There’s a new kid on the festival block; the Pan-African Architecture Biennale will launch its inaugural edition in Nairobi, Kenya, on 1 September 2026, it has just been announced. The event – the first of its kind – is set to serve as an important platform for discourse and experimentation in the African continent, and is curated by Somali-Italian architect Omar Degan (whose past works include Arbe, a Somali café for the community in Mogadishu) and spearheaded by the Architectural Association of Kenya (AAK) and its president, architect George A Ndege.
What to expect at the Pan-African architecture biennale in 2026
The event will be held at the Kenyatta International Convention Centre (KICC). It is ‘a deeply symbolic site, built in the early years of Kenya’s independence and long associated with pan-African unity’, Degan flags. ‘Just as symbolic is the fact that Kenya now allows citizens of nearly all African nations to visit without prior authorisation,’ he continues. ‘Unlike many international events, where African participants are shut out by visa regimes, this biennale guarantees African access. And that matters.’
Degan is keen to create a biennale that ‘belongs to all of Africa’. We caught up with him to find out more about his vision, the event’s wider mission, and what we can expect to see there.
Discussing the Pan-African architecture biennale 2026 with curator Omar Degan
Wallpaper*: Talk to us about the theme and main concept for the biennale.
Omar Degan: The title of this Biennale is: ‘Shifting the Center: From Fragility to Resilience’. This is not just a curatorial line – it’s a political position. It challenges the outdated global lens that sees Africa as fragile, passive, or dependent. In truth, Africa is not developing. Africa is recovering – from centuries of extraction, colonial violence, and deliberate marginalisation. This biennale is an act of re-centring, a call to reclaim space, and a declaration that Africa’s architectural knowledge, cities, and technologies are not just relevant – they are essential. It is time the world stopped looking at Africa as a place to help and started learning from it.
W*: Why is this event important at this point in time? What is its significance?
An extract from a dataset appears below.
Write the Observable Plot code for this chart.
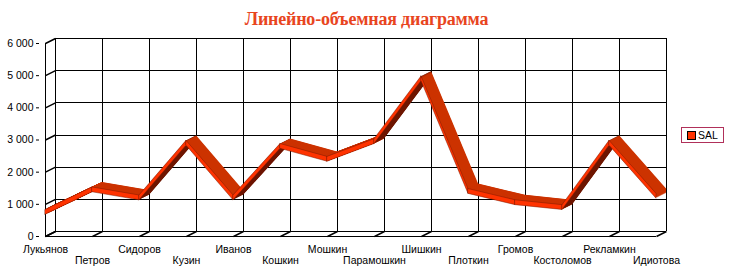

OD: Because Africa is the future – and yet the world continues to treat it as a footnote. This contradiction is no longer sustainable. Africa is the cradle of humanity, the source of ancient knowledge systems, and the engine of tomorrow’s global growth. It holds the youngest population on Earth and will account for half of the world’s population increase by 2050. Its cities – Lagos, Kinshasa, Nairobi, Dakar – are expanding faster than almost anywhere else on the planet. Its lands fuel the green transition, rich in cobalt, lithium, rare earths, water, and arable soil. And yet, Africa is still depicted as behind. This is not underdevelopment – it is misrepresentation. A false narrative, deliberately crafted to sustain centuries of exploitation and silence. Architecture is no exception. Global discourse continues to sideline African design unless it conforms to Western fantasies: decorative, nostalgic, exotic.